Advantages of Ir-192 and I-125 over Co-60 plaques include greater ease of customizing the plaque for individual patients, both physically and dosimetrically. Also, there is a smaller radiation safety problem in shielding the plaque, particularly for I-125 . Exposure rate measurements of Ir-192 and I-125 seeds showed that a typical gold plaque reduced the exposure rate compared to no plaque by 40% from Ir-192 and by 97% from I-125 . The exposure rate from I-125 was not reduced further because of backscatter from the phantom.
It has not heretofore been necessary to hospitalize I-125 patients for the duration of the treatment.
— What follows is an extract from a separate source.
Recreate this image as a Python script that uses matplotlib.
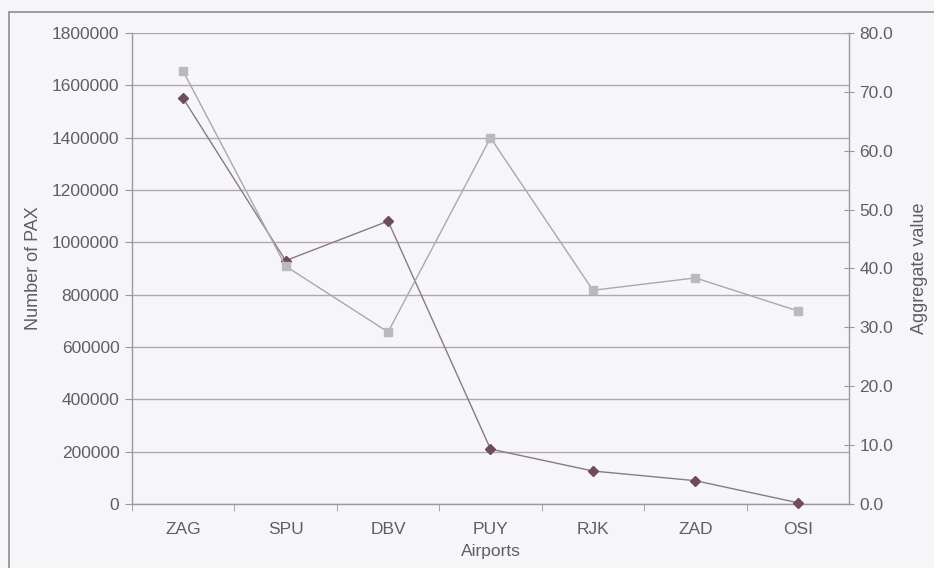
import matplotlib
matplotlib.use("Agg")
import matplotlib.pyplot as plt
from matplotlib.patches import Rectangle
from matplotlib.ticker import FormatStrFormatter, MultipleLocator

#data
airports = ["ZAG", "SPU", "DBV", "PUY", "RJK", "ZAD", "OSI"]
pax = [1550000, 930000, 1081000, 210000, 126000, 89000, 5000]
aggregate = [73.5, 40.4, 29.2, 62.2, 36.3, 38.4, 32.8]

#colours
BG = "#f6f6f9"
TEXT = "#625d62"
GRID = "#b4a8ae"
AXIS = "#9a9a9e"
PAX_COLOR = "#6e4c5a"
PAX_LINE = "#8a7a82"
AGG_COLOR = "#b9b9c2"
AGG_LINE = "#a9a9ad"

plt.rcParams["font.family"] = ["Liberation Sans", "DejaVu Sans"]

fig = plt.figure(figsize=(9.34, 5.68), dpi=100, facecolor=BG)
ax = fig.add_axes([0.1413, 0.1127, 0.7677, 0.8292])
ax.set_facecolor(BG)

#outer chart frame (left and top edges visible in the scan)
fig.patches.append(Rectangle((9 / 934, -0.05), 1.2, 1 - 12 / 568 + 0.05, transform=fig.transFigure,
                             fill=False, edgecolor="#8e8e92", linewidth=1.2, zorder=0))

x = list(range(len(airports)))
ax.set_xlim(-0.5, len(airports) - 0.5)
ax.set_ylim(0, 1800000)
ax.yaxis.set_major_locator(MultipleLocator(200000))
ax.yaxis.set_major_formatter(FormatStrFormatter("%d"))
ax.grid(axis="y", color=GRID, linewidth=1.0)
ax.set_axisbelow(True)

ax.set_xticks(x)
ax.set_xticklabels(airports)
ax.set_xticks([i + 0.5 for i in x[:-1]] + [-0.5], minor=True)
ax.tick_params(axis="x", which="major", length=0, pad=13, labelsize=12.5, labelcolor=TEXT)
ax.tick_params(axis="x", which="minor", length=5, color=AXIS, direction="out")
ax.tick_params(axis="y", length=5, color=AXIS, direction="out", labelsize=12.5, labelcolor=TEXT, pad=4)

for s in ["top", "right"]:
    ax.spines[s].set_visible(False)
for s in ["left", "bottom"]:
    ax.spines[s].set_color(AXIS)
    ax.spines[s].set_linewidth(1.0)

ax.plot(x, pax, color=PAX_LINE, linewidth=1.0, marker="D", markersize=5,
        markerfacecolor=PAX_COLOR, markeredgecolor=PAX_COLOR, zorder=3, clip_on=False)

ax.set_xlabel("Airports", fontsize=12.5, color=TEXT, labelpad=5)
ax.set_ylabel("Number of PAX", fontsize=13, color=TEXT, labelpad=7)

ax2 = ax.twinx()
ax2.set_ylim(0, 80)
ax2.yaxis.set_major_locator(MultipleLocator(10))
ax2.yaxis.set_major_formatter(FormatStrFormatter("%.1f"))
ax2.tick_params(axis="y", length=7, color=AXIS, direction="inout", labelsize=12.5, labelcolor=TEXT, pad=4)
for s in ["top", "left", "bottom"]:
    ax2.spines[s].set_visible(False)
ax2.spines["right"].set_color(AXIS)
ax2.spines["right"].set_linewidth(1.0)

ax2.plot(x, aggregate, color=AGG_LINE, linewidth=1.0, marker="s", markersize=6,
         markerfacecolor=AGG_COLOR, markeredgecolor=AGG_COLOR, zorder=3)
ax2.set_ylabel("Aggregate value", fontsize=13, color=TEXT, labelpad=13)

plt.savefig("out.png", dpi=100, facecolor=BG)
Lightweight lead eye shields of 0.5 mm thickness sufficed to reduce exposure rate from all patients in our experience to less than 1 mr/hr at 1 m. Patients may therefore be released with relatively few restrictions as per the recommendations of NCRP 37. 18 New rules and regulations of the United States Nuclear Regulatory Commission (7) however, have restricted this practice.
An advantage Co-60 plaques is that they are prefabricated and available commercially. Another advantage is that they have a relatively long useful life, corresponding to the 5.3 yr half-life of the isotope. The foil plaques may furthermore be presumed to have a high degree of uniformity of activity, which is not always the case among a group of seeds of I-125 and Ir-192. Co-60 shares with Ir-192 the property that tissue doses are virtually independent of tissue type, unlike I-125. Indeed, for this reason, absolute tissue doses from I-125 plaques must be considered to be somewhat uncertain at this time. Advantages in dose distribution and radiation protection from I-125 plaques, however, strongly commend their use in preference to the other radionuclides discussed for tumors to a height of 12 mm.
Finally, dose calculations for Ir-192 applicators show close agreement with central axis and profile measurements. Comparison with isotropic point source model calculations show that the simplified model gives acceptable accuracy when seed locations are precisely known. The point source model is accurate for distances greater than 5 mm from the plaque surface.